The final plan will be sent to state lawmakers by May, after public comments and legislative hearings.

“We continue to make investments in all three regions of the state,” said Brian Kelly, the project’s chief executive, adding that “California is further along than I think a lot of people think.”

The increase in the projected baseline cost is smaller than previous jumps, with Kelly calling it ”virtually unchanged” and within the ranges of recent previous estimates. The 2016 business plan estimated the project would cost $64 billion. The authority raised that to $77 billion in the 2018 business plan and added $2 billion to the estimate just last year.

It was initially projected to cost less than $34 billion, when completion of the entire project was expected by this year.

The new plan continues to project that the entire San Francisco to Los Angeles route will be running by 2033 — a quarter-century after California voters first approved it — “assuming funding is available when needed.”

The draft business plan, which is released every two years, projects that managers can meet the more urgent federal deadline in two years.

By then the state must have 119 miles (192 kilometers) completed, with track on the ground. It must also have environmental clearance for all 520 miles (837 kilometers) to meet its deadline to use $3.5 billion that the state won under the Obama administration to build an initial segment of track in the Central Valley.

California is suing to block the Trump administration from withdrawing a $929 million grant for the project on the grounds that the state isn’t making enough progress toward the deadline.

Beyond that, the plan calls for expanding to 171 miles (275 kilometers) connecting Merced, Fresno and Bakersfield, which it calls “three of the fastest growing areas in California.” It calls for testing electrified high-speed trains by 2025 and put those trains in service by 2028-29. From Merced, passengers could connect to existing rail services to the San Francisco Bay Area, but those heading to Los Angeles would have to take a bus.

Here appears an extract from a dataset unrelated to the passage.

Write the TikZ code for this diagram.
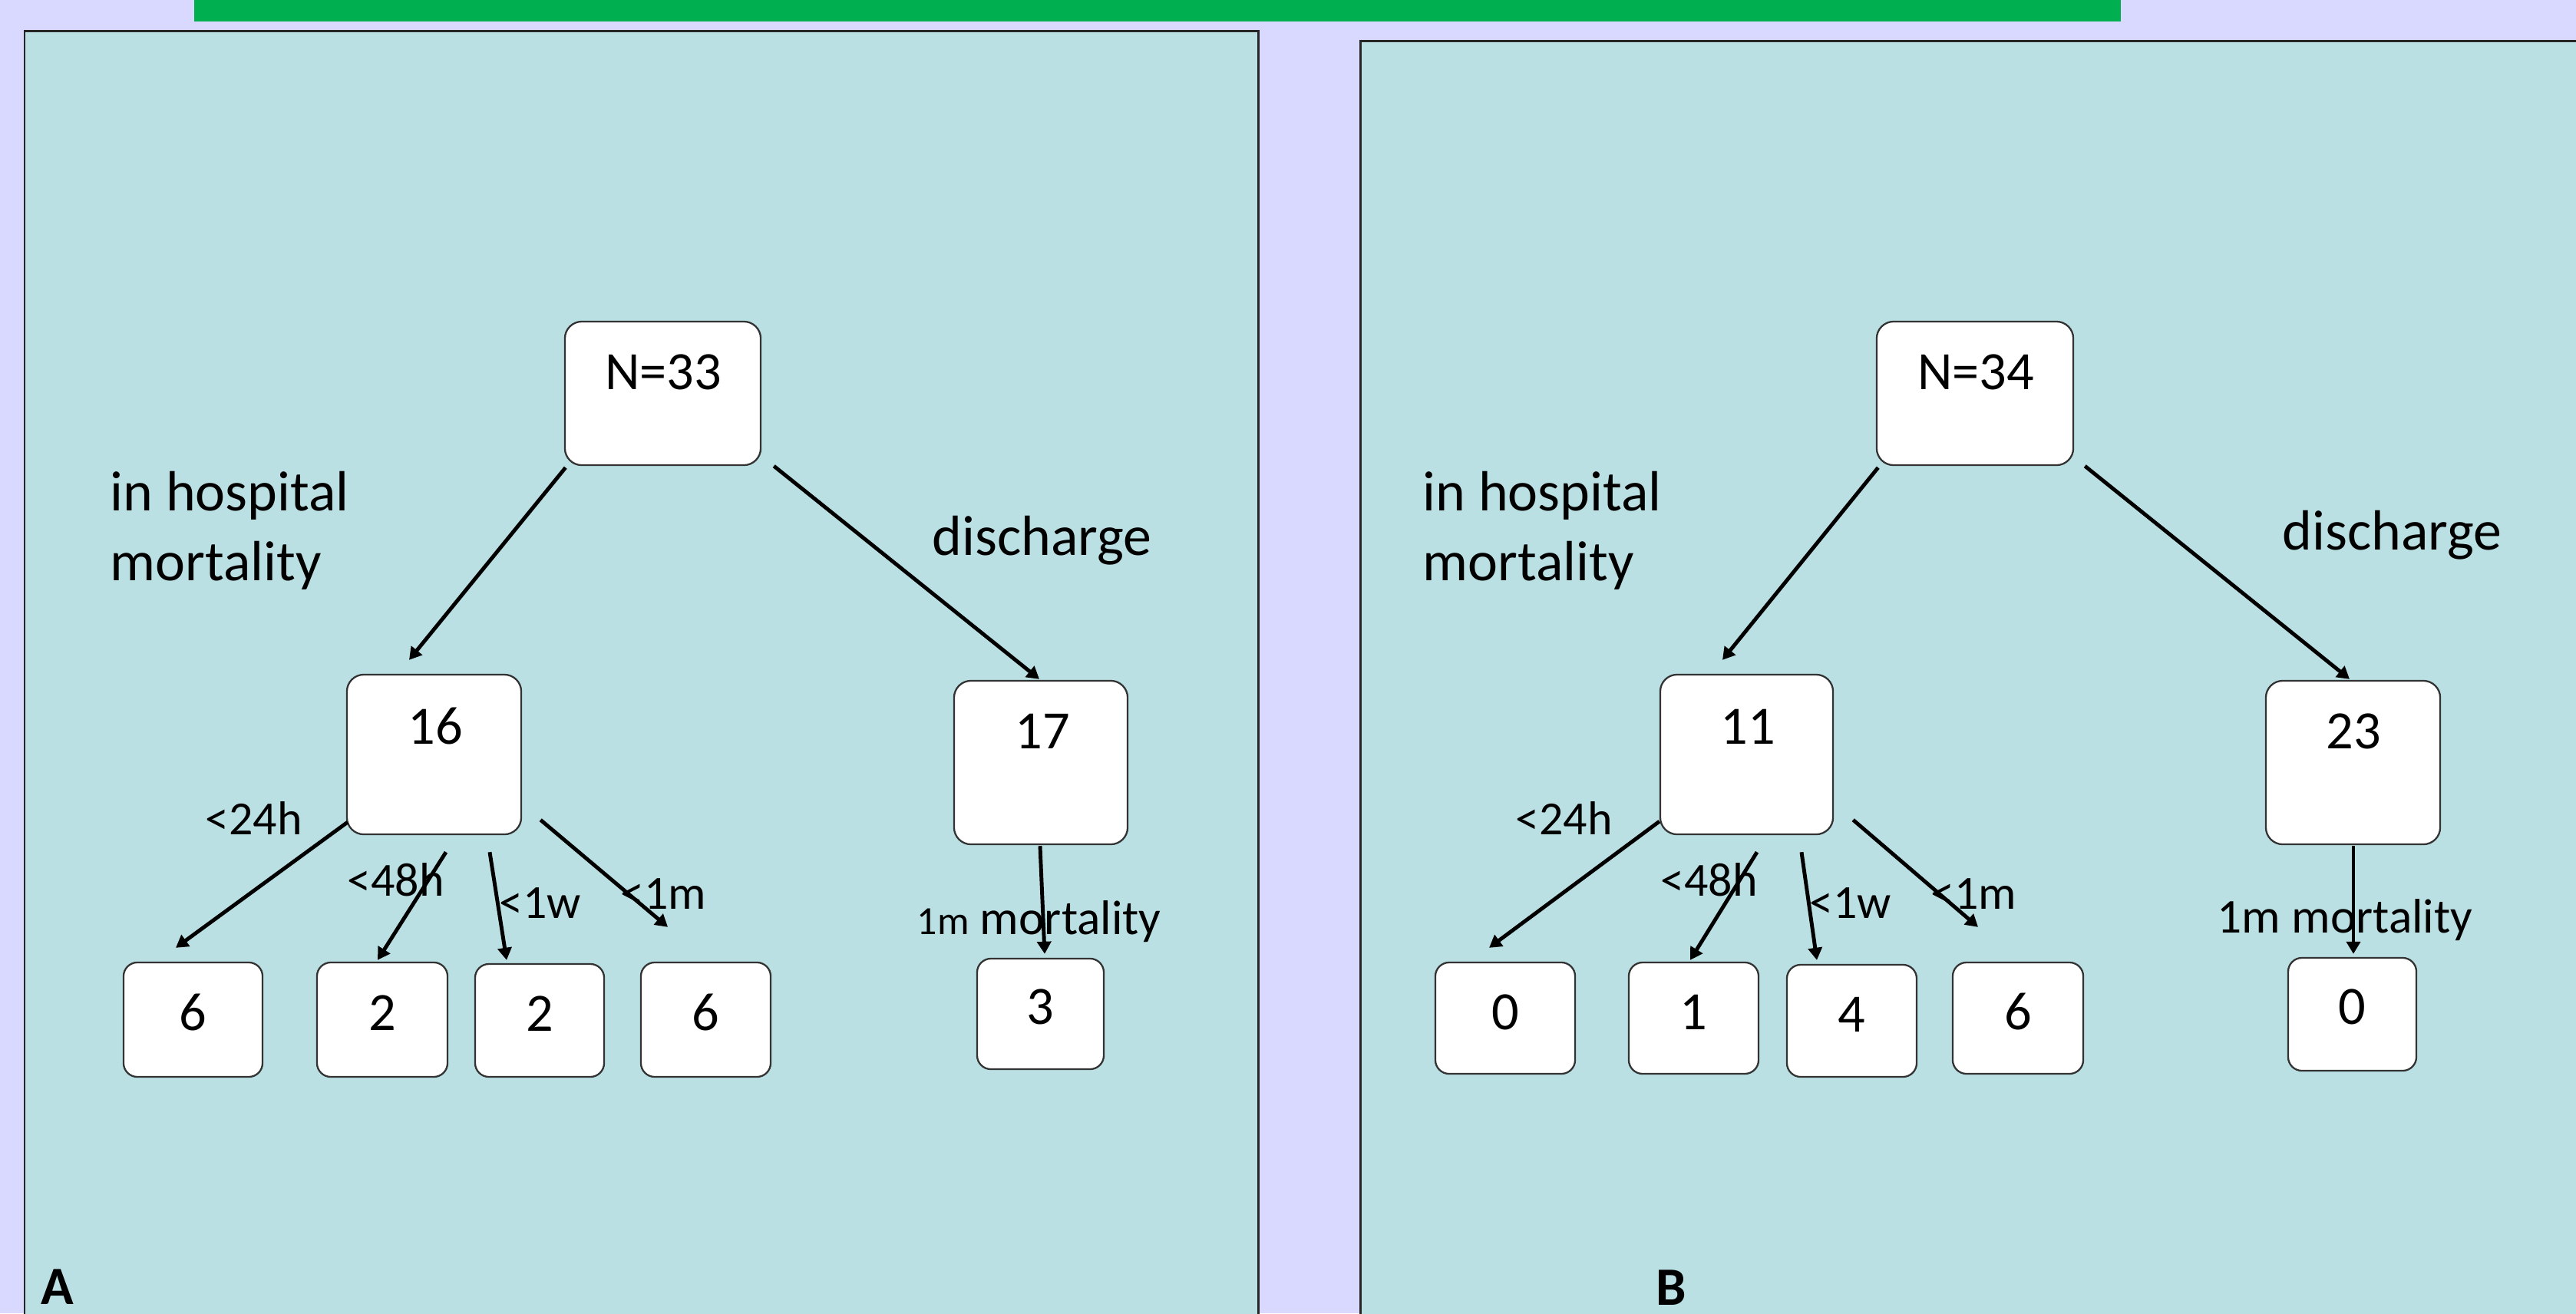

The draft plan says that sticking to the Central Valley plan brings the highest speed (up to 220 mph), the largest ridership and revenue increases, the most traffic congestion relief and the greatest air quality benefits over competing options.

“We don’t think that now is the time to turn back,” Kelly said.

The currently projected available funds are only about a quarter of what’s needed to complete the full project.

Central Valley Republican state lawmakers, who hold little sway in a Legislature controlled by Democrats, again urged that California cut its losses.

Assemblyman Vince Fong of Bakersfield, vice chairman of his chamber’s Transportation Committee, said lawmakers should “put an end to this failed project” that “now looks nothing like what was told to the voters in the beginning.”

Assemblyman Jim Patterson, who represents Fresno and is one of the project’s harshest critics, cited Democrats’ infighting over available money.

“The Authority continues to hope billions will magically appear, while the fight to siphon off Central Valley dollars for Southern California rages on,” he said in a statement calling it “a pathetic fight for the scraps of a failing project.”

The draft plan once again calls for the Legislature to allow the authority to borrow money for construction against the state’s cap-and-trade program that raises money from companies that release greenhouse gases. The same recommendation was in the 2018 final plan.

The plan still includes no commitments from the private sector, although authority officials say they are encouraged by other private proposals including building a 180-mile high-speed train link between Las Vegas and Southern California and are working closely with developer Virgin Trains USA.